Ersin Nazif Gürdoğan, hayatının bütününü Yunus Emre'nin bu dizeleri üzere ihya etmiştir. Eğitiminden iş dünyasına kadar ekonominin, kültürün, tarihin, sanatın her yönüne bu zaviyeden bakarak ömrünü ihata etmiştir.

Bulunduğu ortamlarda herkesi dinledikten sonra söz sofrasını o düzer ve "isteyen buyursun" derdi. "Buyursun ki, önce gönüller tanışsın, muhabbet hâsıl olsun, birbirimize yâr olalım, hak yolunda yürüyelim, bu yolda yürüyenler iki cihanda da bahtlı olurlar" derdi.

Türkiye ve dünya ekonomisinden kültürüne, inanç merkezli bağ kurarak çığır açan; "Ekonomi olmadan kültür, kültür olmadan ekonomi olmaz ve gelişme meydana gelmez" diyerek, yurt içinde ve dışında dersler vermiş, konuşmalar yapmış ve bizzat çalışmıştır.

Bu hususta şu sözlerine yer verelim:

"Dünyanın karşı karşıya olduğu problemlerin kaynağında ekonomik yoksulluktan önce kültürel yoksulluk vardır.

Kültürel sorunları çözmeden ekonomik problemler çözülmez. Kültür ve ekonomi arasındaki altın oranı yakalamak; kültürde ekonomiyi, ekonomide kültürü görmek gerekir.

Ekonomi kültürün değil, kültür ekonominin kaynağıdır. Kültür ekonominin peşinden gitmez, ekonomi kültürün peşinden gider." -Kirlenmenin Boyutları- kitabından.
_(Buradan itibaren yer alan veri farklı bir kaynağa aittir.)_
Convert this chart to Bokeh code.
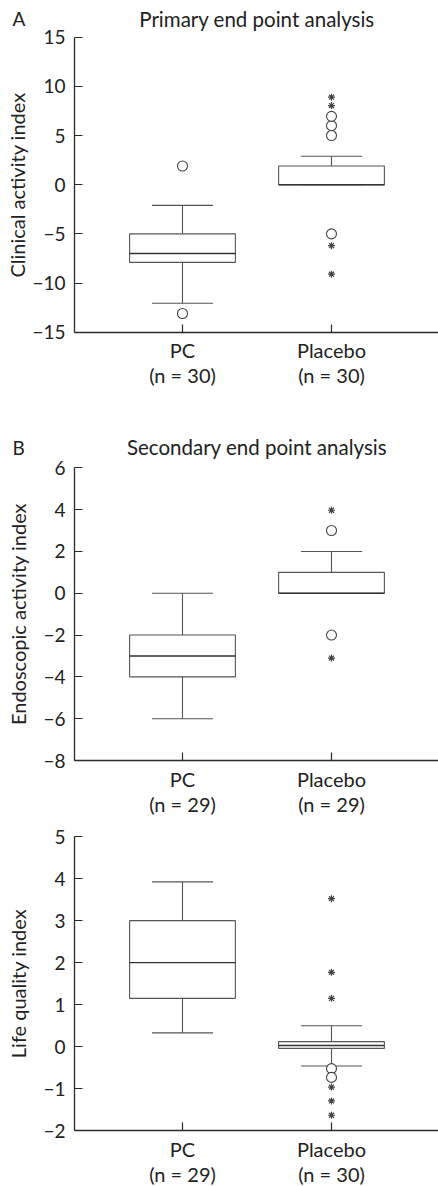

Nazif ağabeyin sözü üzerine şu kadarını ilave edelim. Para, para, para, diye konuştuğumuz kadar keşke biraz da ve hatta daha fazla kültürü ve insanı konuşabilsek.

Para insanı insan etmiyor, insan parayı insan gibi kullanırsa, insan paraya değil, para insana hizmet eder. Halimiz ortada.

Nazif ağabeyin hayatına ilk yön veren isimlerden birisi, Eskişehir'de orta öğrenimini tamamlarken resim dersi öğretmeni Cevat Ülger olmuştur. Hep rahmetle anar yâd ederdi.

Ardından hayatına o kadar mümin insan dokunmuştur ki, bunlardan birisi de Fethi Gemuhluoğlu ağabeydir.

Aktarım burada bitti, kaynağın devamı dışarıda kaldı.